Bien qu'il me reste encore 12 jours pour m'acquitter de mes devoirs de vacances, j'ai décidé de vous parler sans plus tarder de M. Piekielny. Cet individu mystérieux ne vous est pas totalement inconnu, vous l'avez croisé dans l'escalier et il vous a salué sans vous regarder en s'effaçant poliment.
Vous l'avez déjà oublié.

Il figure pourtant, comme tant d'autres personnages à peine esquissés, indistincts, furtifs, dans un chapitre de roman. L'auteur le compare à une souris: craintive, discrète, grise, avec de longues moustaches et de petits yeux noirs, vivant cachée et loin des chats.
Gary, dans La Promesse de l'aube, lui aurait promis à l'âge de huit ans de ne jamais l'oublier. Et même de parler de lui, de lui offrir le luxe d'être célèbre quelques instants.
Une jolie anecdote, piquante, insolite, révélant un caractère original. Ah, ces écrivains, ils peuvent tout se permettre, même des choses extravagantes.
En ressuscitant cette ombre du passée, Gary réveille les fantômes du peuple des ghettos; par une simple évocation, la silhouette pathétique d'un Juif de Vilnius, à laquelle il donne un nom, une identité, un visage, il ajoute sa pierre au Mémorial du génocide.

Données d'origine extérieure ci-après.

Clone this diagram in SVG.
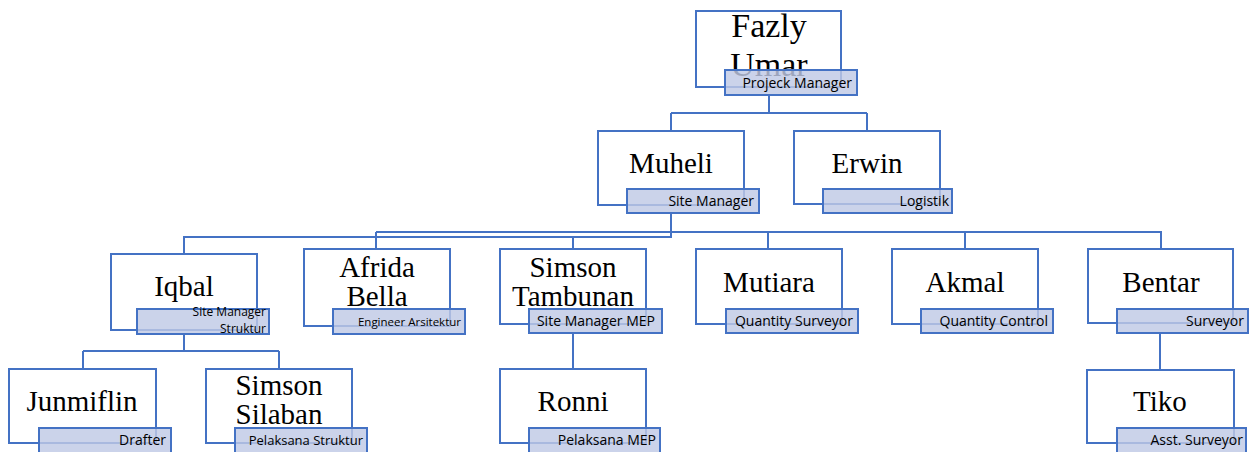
<svg xmlns="http://www.w3.org/2000/svg" width="1257" height="452" viewBox="0 0 1257 452">
<style>
.bg{fill:#ffffff}
.box{fill:#ffffff;stroke:#4472c4;stroke-width:2}
.lbl{fill:#c0c9e5;fill-opacity:0.82;stroke:#4472c4;stroke-width:2}
.con{fill:none;stroke:#4472c4;stroke-width:2}
.nm{font-family:"Liberation Serif","Times New Roman",serif;font-size:29px;fill:#000;text-anchor:middle}
.big{font-size:34px}
.role{font-family:"Open Sans","Liberation Sans",Arial,sans-serif;font-size:14px;fill:#000;text-anchor:end}
.sm{font-size:11.5px}
.mid{font-size:13px}
.two{font-size:12px}
</style>
<rect class="bg" x="0" y="0" width="1257" height="452"/>
<g id="connectors">
<path class="con" d="M769 95 V113 M671 113 H867 M671 113 V131 M867 113 V131"/>
<path class="con" d="M671 213 V237 H184 V254 M376 232 H1161 V249 M376 232 V249 M573 237 V249 M768 232 V249 M965 232 V249"/>
<path class="con" d="M184 334 V351 M83 351 H279 M83 351 V369 M279 351 V369"/>
<path class="con" d="M573 333 V369"/>
<path class="con" d="M1160 333 V370"/>
</g>
<g id="fazly">
<rect class="box" x="696" y="11" width="145" height="76"/>
<text class="nm big" x="769" y="37">Fazly</text>
<text class="nm big" x="769" y="76">Umar</text>
<rect class="lbl" x="725" y="70" width="132" height="25"/>
<text class="role" x="852" y="88">Projeck Manager</text>
</g>
<g id="muheli">
<rect class="box" x="598" y="131" width="146" height="74"/>
<text class="nm" x="671" y="173">Muheli</text>
<rect class="lbl" x="627" y="189" width="132" height="24"/>
<text class="role" x="754" y="206">Site Manager</text>
</g>
<g id="erwin">
<rect class="box" x="794" y="131" width="146" height="73"/>
<text class="nm" x="867" y="173">Erwin</text>
<rect class="lbl" x="823" y="189" width="129" height="24"/>
<text class="role" x="949" y="206">Logistik</text>
</g>
<g id="iqbal">
<rect class="box" x="111" y="254" width="146" height="76"/>
<text class="nm" x="184" y="296">Iqbal</text>
<rect class="lbl" x="137" y="309" width="132" height="25"/>
<text class="role two" x="266" y="316">Site Manager</text>
<text class="role two" x="266" y="333">Struktur</text>
</g>
<g id="afrida">
<rect class="box" x="304" y="249" width="146" height="77"/>
<text class="nm" x="377" y="277">Afrida</text>
<text class="nm" x="377" y="306">Bella</text>
<rect class="lbl" x="333" y="309" width="132" height="25"/>
<text class="role sm" x="461" y="326">Engineer Arsitektur</text>
</g>
<g id="simson-tambunan">
<rect class="box" x="500" y="249" width="146" height="75"/>
<text class="nm" x="573" y="277">Simson</text>
<text class="nm" x="573" y="306">Tambunan</text>
<rect class="lbl" x="529" y="309" width="133" height="24"/>
<text class="role" x="655" y="326">Site Manager MEP</text>
</g>
<g id="mutiara">
<rect class="box" x="696" y="249" width="146" height="75"/>
<text class="nm" x="769" y="292">Mutiara</text>
<rect class="lbl" x="726" y="309" width="132" height="24"/>
<text class="role" x="853" y="326">Quantity Surveyor</text>
</g>
<g id="akmal">
<rect class="box" x="892" y="249" width="146" height="75"/>
<text class="nm" x="965" y="292">Akmal</text>
<rect class="lbl" x="921" y="309" width="132" height="24"/>
<text class="role" x="1048" y="326">Quantity Control</text>
</g>
<g id="bentar">
<rect class="box" x="1088" y="249" width="145" height="74"/>
<text class="nm" x="1161" y="292">Bentar</text>
<rect class="lbl" x="1117" y="309" width="131" height="24"/>
<text class="role" x="1244" y="326">Surveyor</text>
</g>
<g id="junmiflin">
<rect class="box" x="9" y="369" width="147" height="74"/>
<text class="nm" x="82" y="411">Junmiflin</text>
<rect class="lbl" x="39" y="428" width="132" height="25"/>
<text class="role" x="166" y="445">Drafter</text>
</g>
<g id="simson-silaban">
<rect class="box" x="206" y="369" width="146" height="74"/>
<text class="nm" x="279" y="395">Simson</text>
<text class="nm" x="279" y="424">Silaban</text>
<rect class="lbl" x="235" y="428" width="132" height="25"/>
<text class="role mid" x="363" y="445">Pelaksana Struktur</text>
</g>
<g id="ronni">
<rect class="box" x="500" y="369" width="146" height="74"/>
<text class="nm" x="573" y="411">Ronni</text>
<rect class="lbl" x="529" y="428" width="131" height="25"/>
<text class="role" x="656" y="445">Pelaksana MEP</text>
</g>
<g id="tiko">
<rect class="box" x="1087" y="370" width="147" height="73"/>
<text class="nm" x="1160" y="411">Tiko</text>
<rect class="lbl" x="1117" y="428" width="129" height="25"/>
<text class="role" x="1243" y="445">Asst. Surveyor</text>
</g>
</svg>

Mais voilà que François-Henri ne l'entend pas de cette oreille: M. Piekielny est sommé de se présenter devant lui avec armes et bagages. Tel Rouletabille, il se lance à la poursuite des indices lui faisant retrouver la trace de Piekielny, 75 ans après l'invasion de la Lituanie par les Nazis. Mais voilà, la souris Piekielny est devenue une anguille: il la voit, la devine, la reconnait, et croyant enfin la saisir, elle lui échappe et disparait dans les profondeurs du passé. Il s'acharne, compulse les archives, interroge les voisins, rencontre des témoins, étudie la littérature et l'histoire de Vilnius. Relit cent fois les pages de Gary, sa biographie, ses interviews, essaie de démêler le vrai du faux. En vain. Ou presque.
Car ce n'est pas Piekielny qui l'intéresse, mais Roman Kacew qui le fascine. La vie d'un obscur immigré sans le sou, propulsé au sommet de la gloire, héros incontestable, couronné de lauriers, béni des Dieux, le glaive de Mars et la lyre d'Apollon, les sourires d'Eros et les trompettes de la Renommée.
François-Henri est ébloui par tant de dons, jaloux du talent, agacé par la vanité, ému par la détresse de l'enfant, son désir de revanche, son ardente volonté d'accéder au Panthéon que sa mère imagine pour lui. Il est surtout bluffé par la personnalité de Gary, celui qui est passé maitre dans l'art de la mystification. Mentir lui a servi à se tirer d'affaire au cours de ses tribulations; mentir lui a sauvé la vie; mentir est un atout pour écrire des romans; mentir est tellement plus amusant, c'est un jeu pour égarer ceux qui ont besoin de certitudes. Pour François-Henri, qui invente l'histoire de son personnage pour mieux nous le décrire, c'est une façon de renoncer aux certitudes pour mieux aller vers la vérité.
Gary était un grand joueur de poker, et il a souvent ramassé la mise. Tellement souvent que pour changer, il s'est mis à la roulette russe. Et là, il a perdu.